— Short exercise —
Extract, in full, the lines below, beginning at the first and ending with the line that contains "W, H = 768, 456". Pictures do not belong in the copy.

::::::::

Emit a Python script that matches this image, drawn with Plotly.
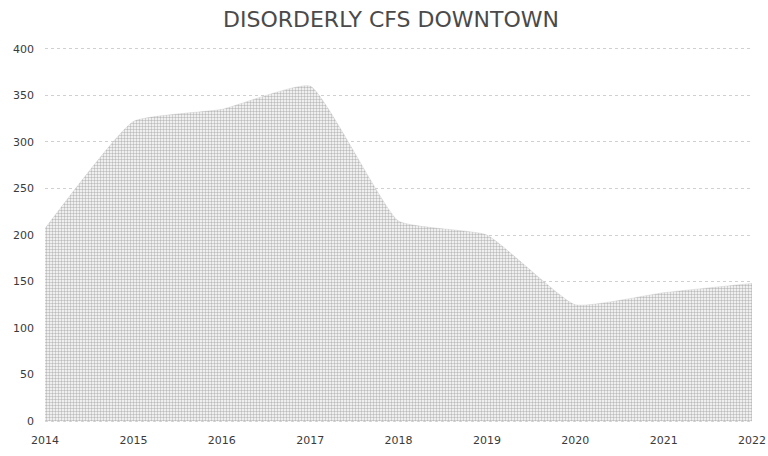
import plotly.graph_objects as go

years = [2014, 2015, 2016, 2017, 2018, 2019, 2020, 2021, 2022]
calls = [207, 322, 335, 360, 215, 200, 125, 138, 148]
y_ticks = [0, 50, 100, 150, 200, 250, 300, 350, 400]
title_text = "DISORDERLY CFS DOWNTOWN"

W, H = 768, 456

fig = go.Figure()
fig.add_trace(go.Scatter(
    x=years, y=calls, mode="lines",
    line=dict(width=0.5, shape="spline", smoothing=0.4, color="rgba(170,170,170,0.5)"),
    fill="tozeroy",
    fillpattern=dict(shape=".", size=3, solidity=0.5, fgcolor="#7a7a7a", bgcolor="white"),
    hoverinfo="x+y",
))

fig.update_layout(
    width=W, height=H,
    margin=dict(l=45, r=16, t=47, b=33),
    paper_bgcolor="white", plot_bgcolor="white",
    showlegend=False,
    title=dict(text=title_text, x=391/W, xref="container", xanchor="center",
               y=1-19/H, yref="container", yanchor="middle",
               font=dict(family="DejaVu Sans", size=22, color="#4a4a4a")),
    font=dict(family="DejaVu Sans", size=11, color="#3a3a3a"),
)
fig.update_xaxes(range=[2014, 2022], tickvals=years, ticktext=[str(y) for y in years],
                 showgrid=False, zeroline=False, showline=False, ticks="",
                 ticklabelstandoff=9, automargin=False, fixedrange=True)
fig.update_yaxes(range=[-2, 402], tickvals=y_ticks, showgrid=True, gridcolor="#d0d0d0",
                 griddash="dot", gridwidth=1, zeroline=False, showline=False, ticks="",
                 ticklabelstandoff=10, automargin=False, fixedrange=True)

fig.write_html("out.html", config={"displayModeBar": False},
               post_script="document.body.style.margin='0';document.body.style.overflow='hidden';")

::::::::

— Worked answer —
Emit a Python script that matches this image, drawn with Plotly.
import plotly.graph_objects as go

years = [2014, 2015, 2016, 2017, 2018, 2019, 2020, 2021, 2022]
calls = [207, 322, 335, 360, 215, 200, 125, 138, 148]
y_ticks = [0, 50, 100, 150, 200, 250, 300, 350, 400]
title_text = "DISORDERLY CFS DOWNTOWN"

W, H = 768, 456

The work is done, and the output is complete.